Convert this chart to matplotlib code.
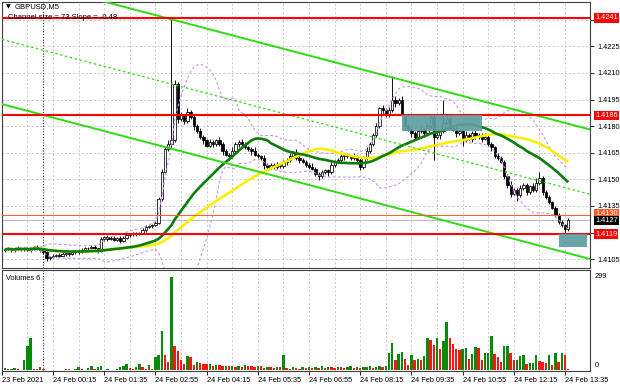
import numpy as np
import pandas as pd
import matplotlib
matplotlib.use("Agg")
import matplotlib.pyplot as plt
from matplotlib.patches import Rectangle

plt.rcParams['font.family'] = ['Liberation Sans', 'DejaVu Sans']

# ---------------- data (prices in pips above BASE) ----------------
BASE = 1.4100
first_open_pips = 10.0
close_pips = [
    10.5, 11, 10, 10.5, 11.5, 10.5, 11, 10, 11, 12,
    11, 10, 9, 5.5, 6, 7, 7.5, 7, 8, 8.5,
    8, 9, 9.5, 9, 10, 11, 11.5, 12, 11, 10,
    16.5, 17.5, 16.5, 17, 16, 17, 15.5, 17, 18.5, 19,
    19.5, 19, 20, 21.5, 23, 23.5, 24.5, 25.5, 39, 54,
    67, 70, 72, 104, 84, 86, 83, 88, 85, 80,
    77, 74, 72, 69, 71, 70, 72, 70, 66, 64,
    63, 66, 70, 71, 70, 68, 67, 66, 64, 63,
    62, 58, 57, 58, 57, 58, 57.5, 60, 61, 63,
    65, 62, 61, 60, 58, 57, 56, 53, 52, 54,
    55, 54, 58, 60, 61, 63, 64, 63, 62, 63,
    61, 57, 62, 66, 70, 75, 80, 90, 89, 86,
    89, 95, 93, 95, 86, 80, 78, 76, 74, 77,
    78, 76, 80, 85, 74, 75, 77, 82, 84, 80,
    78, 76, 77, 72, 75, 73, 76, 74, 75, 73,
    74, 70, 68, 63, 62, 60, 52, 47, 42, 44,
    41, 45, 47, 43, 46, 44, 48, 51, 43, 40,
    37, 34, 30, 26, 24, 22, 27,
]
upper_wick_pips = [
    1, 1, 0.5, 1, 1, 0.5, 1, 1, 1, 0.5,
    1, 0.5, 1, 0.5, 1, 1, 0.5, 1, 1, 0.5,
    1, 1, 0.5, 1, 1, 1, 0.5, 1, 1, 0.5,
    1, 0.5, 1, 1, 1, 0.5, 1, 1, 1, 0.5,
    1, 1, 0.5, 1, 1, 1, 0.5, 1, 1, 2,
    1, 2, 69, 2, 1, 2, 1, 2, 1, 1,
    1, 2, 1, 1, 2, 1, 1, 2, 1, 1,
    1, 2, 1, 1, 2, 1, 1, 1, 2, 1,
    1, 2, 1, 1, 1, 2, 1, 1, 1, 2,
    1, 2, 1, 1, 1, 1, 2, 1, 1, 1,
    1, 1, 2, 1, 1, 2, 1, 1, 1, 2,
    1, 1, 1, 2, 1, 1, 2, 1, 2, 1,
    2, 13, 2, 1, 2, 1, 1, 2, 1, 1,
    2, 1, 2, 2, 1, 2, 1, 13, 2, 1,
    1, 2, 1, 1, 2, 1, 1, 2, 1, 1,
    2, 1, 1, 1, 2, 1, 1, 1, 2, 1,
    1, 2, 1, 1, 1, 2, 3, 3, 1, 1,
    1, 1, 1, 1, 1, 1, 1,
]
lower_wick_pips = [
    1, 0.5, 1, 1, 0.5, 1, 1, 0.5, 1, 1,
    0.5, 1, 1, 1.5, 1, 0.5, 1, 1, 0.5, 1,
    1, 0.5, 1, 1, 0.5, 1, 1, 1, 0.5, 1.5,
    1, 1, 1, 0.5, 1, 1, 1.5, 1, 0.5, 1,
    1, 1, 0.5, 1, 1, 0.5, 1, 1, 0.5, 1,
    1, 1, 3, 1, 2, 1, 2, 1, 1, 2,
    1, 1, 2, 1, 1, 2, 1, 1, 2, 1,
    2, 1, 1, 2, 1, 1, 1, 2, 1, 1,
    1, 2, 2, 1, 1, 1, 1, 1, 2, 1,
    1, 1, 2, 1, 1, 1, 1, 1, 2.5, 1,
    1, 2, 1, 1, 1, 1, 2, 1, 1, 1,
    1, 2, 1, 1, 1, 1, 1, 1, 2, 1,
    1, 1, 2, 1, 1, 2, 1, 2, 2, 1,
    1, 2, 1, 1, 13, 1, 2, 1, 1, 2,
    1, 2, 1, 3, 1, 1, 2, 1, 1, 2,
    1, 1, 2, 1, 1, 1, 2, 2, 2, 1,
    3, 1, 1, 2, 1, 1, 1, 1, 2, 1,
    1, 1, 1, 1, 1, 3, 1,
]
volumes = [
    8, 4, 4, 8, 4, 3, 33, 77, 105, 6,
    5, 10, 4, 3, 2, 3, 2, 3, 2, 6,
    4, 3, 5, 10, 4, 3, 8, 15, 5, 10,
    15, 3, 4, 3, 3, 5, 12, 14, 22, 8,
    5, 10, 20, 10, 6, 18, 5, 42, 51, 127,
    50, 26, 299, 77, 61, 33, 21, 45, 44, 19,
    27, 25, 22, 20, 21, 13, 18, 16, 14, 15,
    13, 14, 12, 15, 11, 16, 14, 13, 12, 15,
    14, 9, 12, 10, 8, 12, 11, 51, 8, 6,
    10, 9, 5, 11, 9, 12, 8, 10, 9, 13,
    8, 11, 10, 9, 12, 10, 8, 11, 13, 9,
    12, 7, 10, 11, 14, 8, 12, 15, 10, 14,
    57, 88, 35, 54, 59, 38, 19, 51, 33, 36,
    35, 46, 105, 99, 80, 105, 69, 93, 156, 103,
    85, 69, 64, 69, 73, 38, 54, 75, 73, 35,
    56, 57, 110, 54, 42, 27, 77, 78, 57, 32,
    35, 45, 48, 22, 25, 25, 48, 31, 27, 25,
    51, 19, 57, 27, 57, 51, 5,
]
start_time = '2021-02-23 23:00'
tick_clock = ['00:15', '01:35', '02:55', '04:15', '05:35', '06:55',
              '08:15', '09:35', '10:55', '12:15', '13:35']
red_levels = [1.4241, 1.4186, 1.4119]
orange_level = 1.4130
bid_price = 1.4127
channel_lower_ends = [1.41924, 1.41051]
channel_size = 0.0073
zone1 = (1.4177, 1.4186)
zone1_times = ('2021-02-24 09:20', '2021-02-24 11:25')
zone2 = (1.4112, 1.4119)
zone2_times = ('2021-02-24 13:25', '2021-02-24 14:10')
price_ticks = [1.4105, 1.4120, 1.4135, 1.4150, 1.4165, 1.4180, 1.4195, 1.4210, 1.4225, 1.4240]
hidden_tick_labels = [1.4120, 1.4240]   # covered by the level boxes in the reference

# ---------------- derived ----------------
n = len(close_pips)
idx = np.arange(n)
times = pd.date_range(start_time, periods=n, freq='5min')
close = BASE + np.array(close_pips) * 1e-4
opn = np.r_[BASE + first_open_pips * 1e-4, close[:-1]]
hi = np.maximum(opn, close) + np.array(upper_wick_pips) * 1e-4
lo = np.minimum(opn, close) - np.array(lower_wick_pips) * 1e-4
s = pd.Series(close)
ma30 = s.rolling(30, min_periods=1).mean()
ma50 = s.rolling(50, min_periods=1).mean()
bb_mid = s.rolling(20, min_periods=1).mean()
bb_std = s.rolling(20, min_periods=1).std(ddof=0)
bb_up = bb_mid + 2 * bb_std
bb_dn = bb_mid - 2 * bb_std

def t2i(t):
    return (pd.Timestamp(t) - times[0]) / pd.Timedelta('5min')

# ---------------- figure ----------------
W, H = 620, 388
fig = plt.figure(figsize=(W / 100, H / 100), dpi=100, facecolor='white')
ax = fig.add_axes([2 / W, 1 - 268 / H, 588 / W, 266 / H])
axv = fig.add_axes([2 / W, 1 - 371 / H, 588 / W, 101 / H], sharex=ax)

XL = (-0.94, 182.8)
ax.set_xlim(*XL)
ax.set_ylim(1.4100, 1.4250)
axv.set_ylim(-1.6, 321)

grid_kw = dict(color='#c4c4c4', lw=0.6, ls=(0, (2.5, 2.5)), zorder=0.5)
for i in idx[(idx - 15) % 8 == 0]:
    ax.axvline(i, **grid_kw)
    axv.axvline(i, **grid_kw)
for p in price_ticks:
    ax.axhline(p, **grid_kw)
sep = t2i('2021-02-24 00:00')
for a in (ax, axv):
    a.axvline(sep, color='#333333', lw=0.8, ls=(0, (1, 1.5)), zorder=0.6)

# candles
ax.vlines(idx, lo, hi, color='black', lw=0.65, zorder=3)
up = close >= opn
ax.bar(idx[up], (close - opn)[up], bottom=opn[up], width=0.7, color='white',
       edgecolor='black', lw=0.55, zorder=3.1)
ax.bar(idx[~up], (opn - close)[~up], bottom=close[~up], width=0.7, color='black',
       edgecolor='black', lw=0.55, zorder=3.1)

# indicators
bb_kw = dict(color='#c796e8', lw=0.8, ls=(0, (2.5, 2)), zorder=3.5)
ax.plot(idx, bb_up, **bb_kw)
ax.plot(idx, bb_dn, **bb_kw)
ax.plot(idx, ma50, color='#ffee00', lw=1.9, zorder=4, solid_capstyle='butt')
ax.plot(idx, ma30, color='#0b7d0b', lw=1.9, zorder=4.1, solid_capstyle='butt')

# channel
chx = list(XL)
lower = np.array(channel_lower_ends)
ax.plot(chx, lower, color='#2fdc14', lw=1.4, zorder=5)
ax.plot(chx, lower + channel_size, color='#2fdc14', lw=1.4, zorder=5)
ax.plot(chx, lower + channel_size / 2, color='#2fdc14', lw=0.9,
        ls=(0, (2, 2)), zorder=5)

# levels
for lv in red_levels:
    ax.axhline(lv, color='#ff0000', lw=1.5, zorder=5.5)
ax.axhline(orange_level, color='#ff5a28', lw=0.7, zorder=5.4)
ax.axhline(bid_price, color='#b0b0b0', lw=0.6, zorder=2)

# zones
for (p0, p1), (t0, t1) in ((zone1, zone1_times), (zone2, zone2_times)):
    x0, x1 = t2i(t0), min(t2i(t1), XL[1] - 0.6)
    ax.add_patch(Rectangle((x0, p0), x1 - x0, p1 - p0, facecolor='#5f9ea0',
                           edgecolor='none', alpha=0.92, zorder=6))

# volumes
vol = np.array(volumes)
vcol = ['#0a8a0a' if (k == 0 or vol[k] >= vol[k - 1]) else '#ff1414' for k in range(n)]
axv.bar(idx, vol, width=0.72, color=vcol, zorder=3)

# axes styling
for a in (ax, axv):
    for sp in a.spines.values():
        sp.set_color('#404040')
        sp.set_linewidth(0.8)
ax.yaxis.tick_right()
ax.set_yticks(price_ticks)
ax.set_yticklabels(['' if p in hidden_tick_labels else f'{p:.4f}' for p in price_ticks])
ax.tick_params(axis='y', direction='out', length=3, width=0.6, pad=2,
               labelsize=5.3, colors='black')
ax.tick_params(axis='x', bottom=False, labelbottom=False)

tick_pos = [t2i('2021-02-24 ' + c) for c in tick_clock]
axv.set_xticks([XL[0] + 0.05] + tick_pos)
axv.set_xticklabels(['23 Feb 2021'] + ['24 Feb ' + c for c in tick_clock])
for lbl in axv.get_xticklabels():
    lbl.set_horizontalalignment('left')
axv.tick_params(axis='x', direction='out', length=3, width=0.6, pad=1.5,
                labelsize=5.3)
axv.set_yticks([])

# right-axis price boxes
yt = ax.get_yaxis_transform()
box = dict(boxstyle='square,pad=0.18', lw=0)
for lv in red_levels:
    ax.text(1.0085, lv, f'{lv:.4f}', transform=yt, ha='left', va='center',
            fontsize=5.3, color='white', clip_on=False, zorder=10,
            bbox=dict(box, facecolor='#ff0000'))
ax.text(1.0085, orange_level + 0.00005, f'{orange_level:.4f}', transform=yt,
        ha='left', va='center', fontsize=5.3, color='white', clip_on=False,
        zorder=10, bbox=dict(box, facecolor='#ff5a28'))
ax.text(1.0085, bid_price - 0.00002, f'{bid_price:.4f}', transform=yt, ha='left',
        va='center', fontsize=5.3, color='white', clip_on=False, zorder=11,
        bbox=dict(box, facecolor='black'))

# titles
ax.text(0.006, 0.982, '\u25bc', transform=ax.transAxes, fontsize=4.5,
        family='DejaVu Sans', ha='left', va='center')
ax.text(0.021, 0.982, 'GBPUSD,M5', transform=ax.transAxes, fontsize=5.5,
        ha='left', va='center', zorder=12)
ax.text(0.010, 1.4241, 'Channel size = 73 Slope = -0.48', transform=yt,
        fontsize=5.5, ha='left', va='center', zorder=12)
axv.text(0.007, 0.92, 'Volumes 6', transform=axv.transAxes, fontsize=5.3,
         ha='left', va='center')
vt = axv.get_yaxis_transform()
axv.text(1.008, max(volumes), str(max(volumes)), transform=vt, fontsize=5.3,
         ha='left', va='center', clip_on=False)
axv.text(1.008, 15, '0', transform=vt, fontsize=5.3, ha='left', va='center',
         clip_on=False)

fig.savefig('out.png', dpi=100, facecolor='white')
• • • • •
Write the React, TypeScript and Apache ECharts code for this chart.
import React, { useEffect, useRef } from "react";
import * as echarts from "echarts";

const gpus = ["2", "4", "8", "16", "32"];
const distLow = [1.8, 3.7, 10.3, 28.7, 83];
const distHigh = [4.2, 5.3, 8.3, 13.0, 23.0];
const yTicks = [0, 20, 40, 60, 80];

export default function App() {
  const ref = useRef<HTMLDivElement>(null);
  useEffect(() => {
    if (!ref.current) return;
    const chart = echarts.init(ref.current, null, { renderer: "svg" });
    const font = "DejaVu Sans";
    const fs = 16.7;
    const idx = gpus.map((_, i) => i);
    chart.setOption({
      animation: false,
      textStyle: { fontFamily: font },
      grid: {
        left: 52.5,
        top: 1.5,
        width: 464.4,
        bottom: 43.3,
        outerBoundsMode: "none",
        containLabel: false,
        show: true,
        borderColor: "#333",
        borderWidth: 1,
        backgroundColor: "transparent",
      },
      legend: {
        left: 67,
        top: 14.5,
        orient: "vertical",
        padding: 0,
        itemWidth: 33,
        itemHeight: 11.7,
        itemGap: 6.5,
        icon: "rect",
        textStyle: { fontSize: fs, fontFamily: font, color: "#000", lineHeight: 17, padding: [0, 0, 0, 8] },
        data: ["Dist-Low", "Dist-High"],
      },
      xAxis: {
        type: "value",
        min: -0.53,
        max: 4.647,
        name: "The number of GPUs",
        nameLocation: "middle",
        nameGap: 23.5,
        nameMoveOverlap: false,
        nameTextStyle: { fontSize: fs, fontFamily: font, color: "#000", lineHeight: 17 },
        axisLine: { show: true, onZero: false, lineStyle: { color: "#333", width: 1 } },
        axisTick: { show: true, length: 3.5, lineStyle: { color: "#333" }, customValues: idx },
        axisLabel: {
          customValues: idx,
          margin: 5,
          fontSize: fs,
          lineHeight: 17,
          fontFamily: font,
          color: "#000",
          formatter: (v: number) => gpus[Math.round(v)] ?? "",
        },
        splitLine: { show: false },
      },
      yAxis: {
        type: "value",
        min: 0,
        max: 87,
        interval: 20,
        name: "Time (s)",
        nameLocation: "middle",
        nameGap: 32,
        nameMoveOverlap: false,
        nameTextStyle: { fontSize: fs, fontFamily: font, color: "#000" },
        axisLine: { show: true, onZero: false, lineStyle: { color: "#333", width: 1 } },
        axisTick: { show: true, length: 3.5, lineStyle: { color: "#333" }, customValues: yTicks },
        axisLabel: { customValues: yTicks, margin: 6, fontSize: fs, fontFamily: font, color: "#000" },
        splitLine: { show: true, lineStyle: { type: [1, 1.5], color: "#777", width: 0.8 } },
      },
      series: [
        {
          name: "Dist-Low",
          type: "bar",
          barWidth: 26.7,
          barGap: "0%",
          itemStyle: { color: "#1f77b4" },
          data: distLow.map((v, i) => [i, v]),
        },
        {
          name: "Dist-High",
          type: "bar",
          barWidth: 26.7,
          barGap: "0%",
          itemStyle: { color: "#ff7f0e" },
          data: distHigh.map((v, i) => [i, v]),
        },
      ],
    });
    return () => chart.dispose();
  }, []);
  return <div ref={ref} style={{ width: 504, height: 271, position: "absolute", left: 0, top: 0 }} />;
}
• • • • •
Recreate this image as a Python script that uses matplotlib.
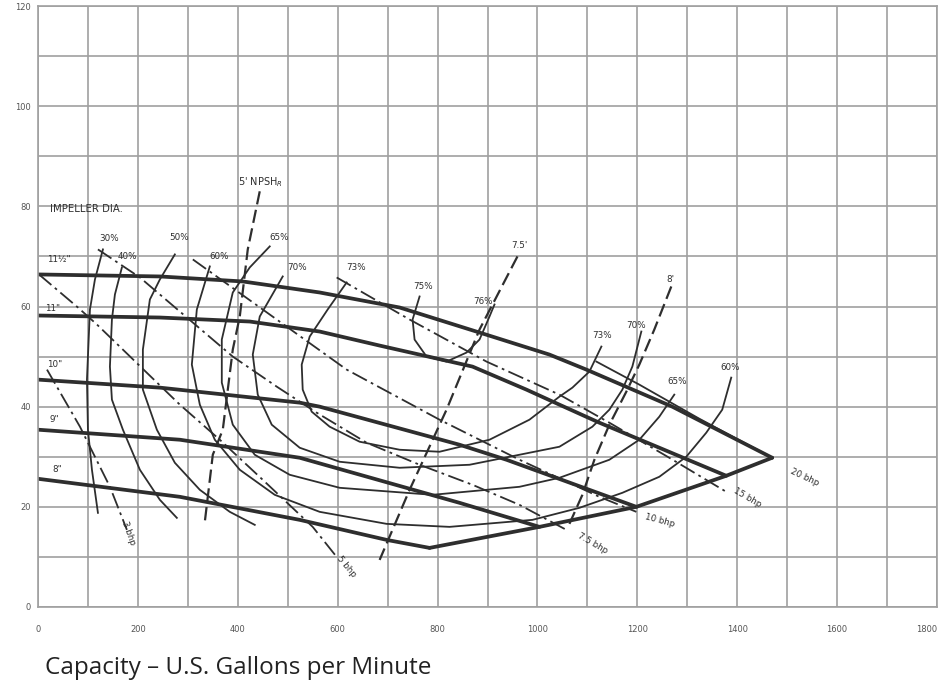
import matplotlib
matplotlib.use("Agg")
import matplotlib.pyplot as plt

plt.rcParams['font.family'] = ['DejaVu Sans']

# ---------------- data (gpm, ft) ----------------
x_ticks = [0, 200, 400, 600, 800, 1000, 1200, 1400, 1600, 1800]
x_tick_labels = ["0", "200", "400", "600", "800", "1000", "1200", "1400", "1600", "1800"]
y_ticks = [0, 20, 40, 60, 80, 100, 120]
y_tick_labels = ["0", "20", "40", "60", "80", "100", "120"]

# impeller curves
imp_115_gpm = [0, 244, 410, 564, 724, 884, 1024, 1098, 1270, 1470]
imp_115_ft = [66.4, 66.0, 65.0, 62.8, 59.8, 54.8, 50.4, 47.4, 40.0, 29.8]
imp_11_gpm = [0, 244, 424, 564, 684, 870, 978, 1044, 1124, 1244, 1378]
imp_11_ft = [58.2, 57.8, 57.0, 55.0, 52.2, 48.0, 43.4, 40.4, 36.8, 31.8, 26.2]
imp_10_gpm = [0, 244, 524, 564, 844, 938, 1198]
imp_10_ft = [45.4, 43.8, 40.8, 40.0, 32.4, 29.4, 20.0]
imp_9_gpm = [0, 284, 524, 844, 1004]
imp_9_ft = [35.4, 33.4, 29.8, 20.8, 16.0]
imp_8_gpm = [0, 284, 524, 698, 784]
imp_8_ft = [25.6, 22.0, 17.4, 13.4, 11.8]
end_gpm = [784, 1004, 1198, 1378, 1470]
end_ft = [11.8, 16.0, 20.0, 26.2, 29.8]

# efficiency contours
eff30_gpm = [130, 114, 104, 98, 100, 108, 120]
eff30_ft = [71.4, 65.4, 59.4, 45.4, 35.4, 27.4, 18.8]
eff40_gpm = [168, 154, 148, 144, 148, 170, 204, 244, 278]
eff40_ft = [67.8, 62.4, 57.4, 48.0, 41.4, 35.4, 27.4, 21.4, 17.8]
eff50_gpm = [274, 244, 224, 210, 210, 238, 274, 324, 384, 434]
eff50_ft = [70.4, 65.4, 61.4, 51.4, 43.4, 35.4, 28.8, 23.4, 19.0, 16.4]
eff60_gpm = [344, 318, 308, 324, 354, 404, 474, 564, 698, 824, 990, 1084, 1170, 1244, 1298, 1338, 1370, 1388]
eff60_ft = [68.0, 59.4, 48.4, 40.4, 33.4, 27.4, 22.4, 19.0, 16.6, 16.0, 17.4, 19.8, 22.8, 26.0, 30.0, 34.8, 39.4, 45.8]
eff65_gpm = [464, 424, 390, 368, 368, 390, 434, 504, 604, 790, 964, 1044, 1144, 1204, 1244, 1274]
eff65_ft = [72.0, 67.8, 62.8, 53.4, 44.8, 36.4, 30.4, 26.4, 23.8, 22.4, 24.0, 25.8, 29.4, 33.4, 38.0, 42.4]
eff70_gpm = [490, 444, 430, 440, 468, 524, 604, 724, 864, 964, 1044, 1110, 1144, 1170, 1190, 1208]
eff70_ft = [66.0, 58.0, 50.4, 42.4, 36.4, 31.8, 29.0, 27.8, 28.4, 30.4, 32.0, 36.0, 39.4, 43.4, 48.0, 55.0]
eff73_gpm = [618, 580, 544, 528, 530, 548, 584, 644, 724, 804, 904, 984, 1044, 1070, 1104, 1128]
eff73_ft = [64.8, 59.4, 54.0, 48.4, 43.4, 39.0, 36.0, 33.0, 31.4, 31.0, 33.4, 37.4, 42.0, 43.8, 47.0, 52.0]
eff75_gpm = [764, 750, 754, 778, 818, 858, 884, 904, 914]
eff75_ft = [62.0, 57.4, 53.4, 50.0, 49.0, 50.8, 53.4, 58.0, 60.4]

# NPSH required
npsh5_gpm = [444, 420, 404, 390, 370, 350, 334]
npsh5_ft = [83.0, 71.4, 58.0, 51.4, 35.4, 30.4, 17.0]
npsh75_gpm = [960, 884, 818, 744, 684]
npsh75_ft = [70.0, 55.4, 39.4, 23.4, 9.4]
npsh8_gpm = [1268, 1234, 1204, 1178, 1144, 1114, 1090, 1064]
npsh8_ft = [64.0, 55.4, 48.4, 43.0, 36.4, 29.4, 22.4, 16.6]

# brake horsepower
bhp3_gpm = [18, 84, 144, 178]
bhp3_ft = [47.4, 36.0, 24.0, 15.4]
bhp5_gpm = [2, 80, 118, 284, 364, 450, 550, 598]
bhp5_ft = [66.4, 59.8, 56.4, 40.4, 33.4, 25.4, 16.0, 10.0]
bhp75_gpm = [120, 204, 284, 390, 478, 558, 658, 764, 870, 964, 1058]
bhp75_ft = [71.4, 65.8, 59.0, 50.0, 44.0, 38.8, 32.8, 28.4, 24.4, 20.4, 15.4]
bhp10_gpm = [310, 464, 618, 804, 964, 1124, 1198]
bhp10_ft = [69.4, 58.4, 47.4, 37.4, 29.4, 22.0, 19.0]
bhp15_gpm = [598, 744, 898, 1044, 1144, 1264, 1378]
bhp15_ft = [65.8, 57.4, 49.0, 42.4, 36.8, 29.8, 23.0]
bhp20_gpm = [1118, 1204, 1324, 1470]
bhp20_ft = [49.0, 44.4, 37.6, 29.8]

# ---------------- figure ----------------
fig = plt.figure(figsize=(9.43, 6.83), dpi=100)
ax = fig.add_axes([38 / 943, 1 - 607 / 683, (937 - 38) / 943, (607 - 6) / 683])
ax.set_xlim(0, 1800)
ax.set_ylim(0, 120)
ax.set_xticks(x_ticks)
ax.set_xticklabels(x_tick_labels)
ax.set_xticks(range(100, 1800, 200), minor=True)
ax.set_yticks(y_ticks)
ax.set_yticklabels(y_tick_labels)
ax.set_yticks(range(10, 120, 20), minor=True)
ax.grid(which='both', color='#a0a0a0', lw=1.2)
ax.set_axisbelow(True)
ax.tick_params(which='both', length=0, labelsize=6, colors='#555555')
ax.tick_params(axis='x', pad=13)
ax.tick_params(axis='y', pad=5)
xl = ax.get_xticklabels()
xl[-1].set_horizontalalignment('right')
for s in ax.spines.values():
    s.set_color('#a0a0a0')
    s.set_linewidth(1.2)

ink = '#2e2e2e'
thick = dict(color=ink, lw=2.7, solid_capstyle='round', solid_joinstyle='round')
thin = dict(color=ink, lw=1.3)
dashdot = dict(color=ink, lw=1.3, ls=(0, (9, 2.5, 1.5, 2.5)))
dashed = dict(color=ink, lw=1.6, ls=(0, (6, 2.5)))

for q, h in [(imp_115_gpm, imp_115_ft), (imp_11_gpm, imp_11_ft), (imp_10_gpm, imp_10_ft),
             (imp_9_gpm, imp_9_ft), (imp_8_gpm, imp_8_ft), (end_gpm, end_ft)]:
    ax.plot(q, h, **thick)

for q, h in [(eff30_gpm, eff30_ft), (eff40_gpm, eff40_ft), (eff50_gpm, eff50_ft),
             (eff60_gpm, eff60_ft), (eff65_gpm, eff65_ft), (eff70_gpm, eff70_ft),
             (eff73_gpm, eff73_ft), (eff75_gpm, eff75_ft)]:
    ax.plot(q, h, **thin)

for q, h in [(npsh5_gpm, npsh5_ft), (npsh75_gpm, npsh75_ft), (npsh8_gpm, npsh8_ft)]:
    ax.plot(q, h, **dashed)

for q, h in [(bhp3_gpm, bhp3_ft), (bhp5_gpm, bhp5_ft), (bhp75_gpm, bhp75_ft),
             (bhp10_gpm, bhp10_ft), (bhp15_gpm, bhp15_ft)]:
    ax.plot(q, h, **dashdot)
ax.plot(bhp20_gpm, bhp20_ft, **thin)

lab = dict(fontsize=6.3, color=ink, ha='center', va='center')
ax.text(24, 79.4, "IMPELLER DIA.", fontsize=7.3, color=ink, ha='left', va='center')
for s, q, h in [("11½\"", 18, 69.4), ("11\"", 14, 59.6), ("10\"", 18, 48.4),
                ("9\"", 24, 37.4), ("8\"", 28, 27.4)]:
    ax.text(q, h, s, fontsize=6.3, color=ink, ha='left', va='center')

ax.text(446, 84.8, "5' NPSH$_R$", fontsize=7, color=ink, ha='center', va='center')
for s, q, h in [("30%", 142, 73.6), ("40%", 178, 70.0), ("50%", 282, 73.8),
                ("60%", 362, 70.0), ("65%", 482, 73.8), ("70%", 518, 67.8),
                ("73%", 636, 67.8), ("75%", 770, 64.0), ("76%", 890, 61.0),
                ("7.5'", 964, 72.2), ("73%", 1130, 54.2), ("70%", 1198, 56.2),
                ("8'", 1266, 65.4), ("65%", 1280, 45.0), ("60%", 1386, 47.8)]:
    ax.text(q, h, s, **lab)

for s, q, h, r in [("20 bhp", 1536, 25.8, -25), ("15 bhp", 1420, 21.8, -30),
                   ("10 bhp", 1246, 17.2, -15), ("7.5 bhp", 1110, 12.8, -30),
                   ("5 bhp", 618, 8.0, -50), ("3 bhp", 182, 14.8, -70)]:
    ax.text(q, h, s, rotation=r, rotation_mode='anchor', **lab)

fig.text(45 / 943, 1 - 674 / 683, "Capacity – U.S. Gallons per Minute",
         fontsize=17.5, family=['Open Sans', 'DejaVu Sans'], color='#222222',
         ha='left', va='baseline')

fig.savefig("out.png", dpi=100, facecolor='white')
• • • • •
◆ Instructions for the task:
Print out, exactly and with nothing added, the lines starting at the line holding "Convert this chart to matplotlib code." and ending at the line holding "plt.rcParams['font.family'] = ['Liberation", minus any pictures.

◆ Written answer:
Convert this chart to matplotlib code.
import numpy as np
import pandas as pd
import matplotlib
matplotlib.use("Agg")
import matplotlib.pyplot as plt
from matplotlib.patches import Rectangle

plt.rcParams['font.family'] = ['Liberation Sans', 'DejaVu Sans']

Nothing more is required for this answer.